It hasn't been a great tournament for the host teams, writes Graham Dunbar
Switzerland travelled for six-and-a-half hope-filled years towards Euro 2008. Then it was gone in five days. The first country to play, the first to lose, the first to be knocked out. In a country whose real sporting passions are ice hockey, skiing and tennis, there were many face-painted converts to football left wondering if Switzerland was better off without the tournament.
The two defeats had just enough “what ifs?” to convince fans their belief that home advantage for the Nati would be spun into at least a semi-final place was not misplaced or downright foolish. What if captain Alex Frei, led off in a flood of tears, hadn’t been lost to a knee injury before half-time in the first game? Or a penalty for handball against Czech captain Tomas Ujfalusi had been given, seconds before Johan Vonlanthen’s shot hit the bar? What if Hakan Yakin had scored into a wide open goal to make it 2-0 against Turkey? Or Volkan Demirel had not made a double save to stop the Swiss going 2-1 up with ten minutes left?
Apart from a few bar owners in Geneva, who remembered the takings bonanza when England and Argentina were in town for a friendly three years ago, no one in Switzerland had seemed sorry that Croatia and Russia emerged out of Group E in qualifying. The draw sent the only security risk – Germany v Poland – to Austria and a fairly amiable bunch of match-ups to Switzerland, yet still the pre-tournament media hype was mostly about how the authorities would clamp down on fun rather than encourage it. They would borrow German and French riot police on matchdays, use drone surveillance planes, and impose strict limits on late-night drinking and music.
The team also did all they could to play down the anticipation. If that performance at Wembley – a 2-1 defeat in Fabio Capello’s first match as coach in February – seemed ordinary, well, it was as good as it got for coach Köbi Kuhn in nine months to the eve of the tournament. Apart from beating Austria, which doesn’t count.
Once training camp started, things got worse, verging on comical. One by one, players withdrew injured or sick, until even star winger Tranquillo Barnetta was crocked in a tackle by Manchester City’s Gelson Fernandes. Barnetta was Switzerland’s ray of hope during a gloomy winter of defeats and long-term injuries. He’d had an excellent Bundesliga season with Bayer Leverkusen and his face shone from every window of a particular burger chain. He would play, but as a lame shadow of his dashing self.
The daily Barnetta bulletin was matched by the Patrick Müller melodrama. Would Lyon release him to play in the warm-up against Slovakia instead of the French Cup final the same day? Kuhn desperately needed Müller, but insisted on seeing him in action before picking the final squad. Müller hadn’t played all season and his contract was not being renewed, but Lyon coach Alain Perrin needed an insurance policy if his first-choice centre-back, Jean-Alain Boumsong, failed a fitness test. Müller returned, Slovakia were beaten 2‑0 and a last friendly lined up Liechtenstein as a handy patsy for Frei to get the two goals he needed to set a national-team scoring record of 35. At last there was some positive momentum.

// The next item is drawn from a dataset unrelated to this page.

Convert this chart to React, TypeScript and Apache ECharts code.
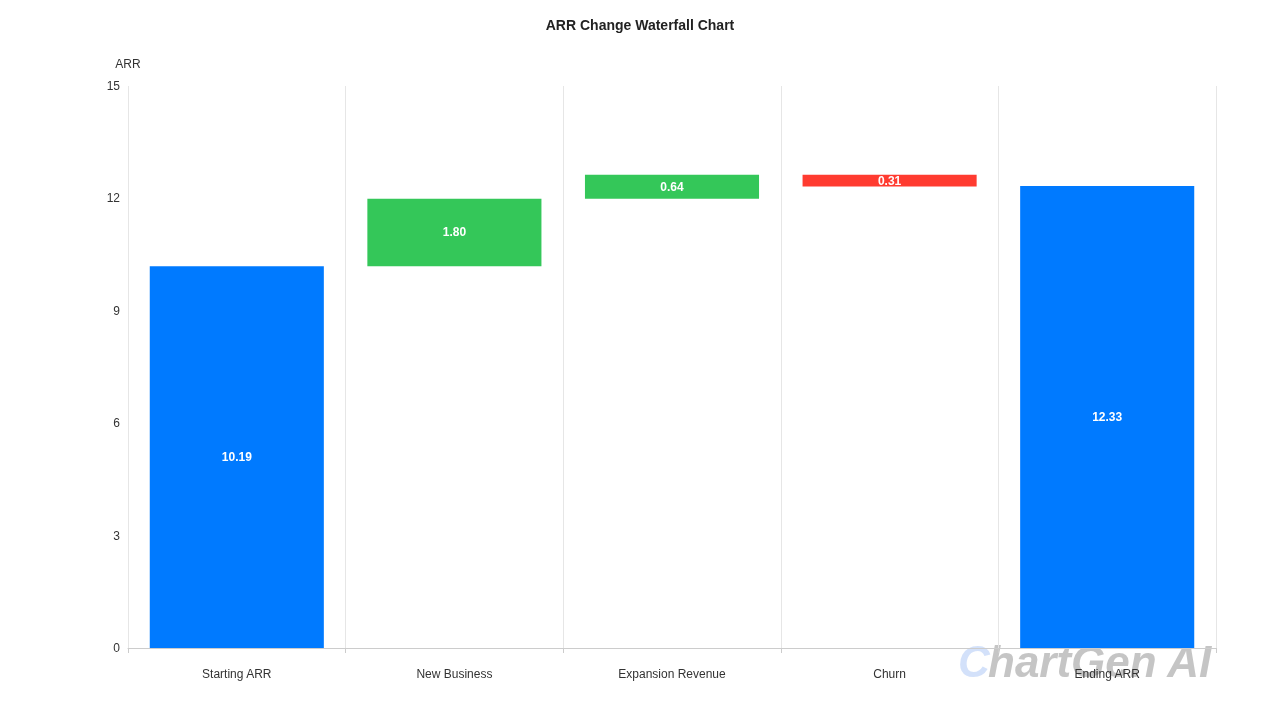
import React, { useEffect, useRef } from "react";
import * as echarts from "echarts";

const categories = ["Starting ARR", "New Business", "Expansion Revenue", "Churn", "Ending ARR"];
const baseValues = [0, 10.19, 11.99, 12.32, 0];
const deltaValues = [10.19, 1.8, 0.64, 0.31, 12.33];
const barColors = ["#007AFF", "#34C759", "#34C759", "#FF3B30", "#007AFF"];
const yTicks = { min: 0, max: 15, interval: 3 };

export default function App() {
  const ref = useRef<HTMLDivElement>(null);
  useEffect(() => {
    const chart = echarts.init(ref.current!, undefined, { renderer: "svg" });
    const font = "Liberation Sans, Arial, sans-serif";
    chart.setOption({
      animation: false,
      textStyle: { fontFamily: font },
      title: {
        text: "ARR Change Waterfall Chart",
        left: "center",
        top: 13,
        textStyle: { fontSize: 14, fontWeight: "bold", color: "#222", fontFamily: font },
      },
      grid: { left: 128, right: 64, top: 86, bottom: 72, containLabel: false },
      xAxis: {
        type: "category",
        data: categories,
        z: 10,
        axisLine: { lineStyle: { color: "#ccc" } },
        axisTick: { show: true, lineStyle: { color: "#ccc" }, length: 5 },
        axisLabel: { color: "#333", fontSize: 12, margin: 20 },
        splitLine: { show: true, lineStyle: { color: "#e6e6e6" } },
      },
      yAxis: {
        type: "value",
        name: "ARR",
        nameGap: 16,
        nameTextStyle: { color: "#333", fontSize: 12 },
        min: yTicks.min,
        max: yTicks.max,
        interval: yTicks.interval,
        axisLine: { show: false },
        axisTick: { show: false },
        splitLine: { show: false },
        axisLabel: { color: "#333", fontSize: 12, margin: 8 },
      },
      series: [
        {
          type: "bar",
          stack: "w",
          data: baseValues,
          itemStyle: { color: "transparent" },
          barWidth: "80%",
          silent: true,
        },
        {
          type: "bar",
          stack: "w",
          barWidth: "80%",
          data: deltaValues.map((v, i) => ({ value: v, itemStyle: { color: barColors[i] } })),
          label: {
            show: true,
            position: "inside",
            color: "#fff",
            fontWeight: "bold",
            fontSize: 12,
            formatter: (p: any) => Number(p.value).toFixed(2),
          },
        },
      ],
      graphic: [
        {
          type: "text",
          left: 958,
          top: 639,
          z: 1,
          style: {
            text: "C",
            font: "italic bold 44px Liberation Sans, Arial, sans-serif",
            fill: "rgba(175,200,245,0.55)",
          },
        },
        {
          type: "text",
          left: 988,
          top: 639,
          z: 1,
          style: {
            text: "hartGen AI",
            font: "italic bold 44px Liberation Sans, Arial, sans-serif",
            fill: "rgba(150,150,150,0.55)",
          },
        },
      ],
    });
    return () => chart.dispose();
  }, []);
  return (
    <div
      ref={ref}
      style={{ position: "fixed", left: 0, top: 0, width: 1280, height: 720 }}
    />
  );
}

It lasted two days. On the free weekend before the big kick-off, Kuhn was at home with his wife of more than 40 years when she suffered an epileptic fit. Alice Kuhn remained in an induced coma until after her husband’s final job in football was finished. Kuhn bore it all stoically, but for a decent man it was a cruel blow.
As was the intervention by Switzerland’s master diplomat, Sepp Blatter. The FIFA president blabbed to a newspaper that he had urged the Swiss FA to ditch Kuhn after a second-round exit at the 2006 World Cup. And that the FA president replied he couldn’t because “the league runs the national team”.
Bizarrely, perhaps the Swiss Super League was the big winner in this often isolationist nation’s three-week peek at the rest of Europe. When UEFA were pressed to justify a decision, it cited the hitherto ignored Swiss League for proof. Dodgy offside goal for Holland against Italy? No, there was a case just like this at a Sion v Basel game a few weeks back. Wrong to make Germany and Portugal play a quarter-final on turf laid only two days earlier? Nonsense, Basel did it in April.
So watch the Swiss League and all will be revealed – except Swiss international players. Kuhn’s preferred team contained just one home-based player, target man Marco Streller of champions Basel, and he gets booed every time he plays. New coach Ottmar Hitzfeld has moved quickly to talk Streller out of a hastily announced international retirement, but for his main job of monitoring players’ form he would do as well to stay at home in Germany. It’s far from clear what benefits the Euro circus left behind, apart from profits on beer sales wherever the invading army of Dutch fans camped.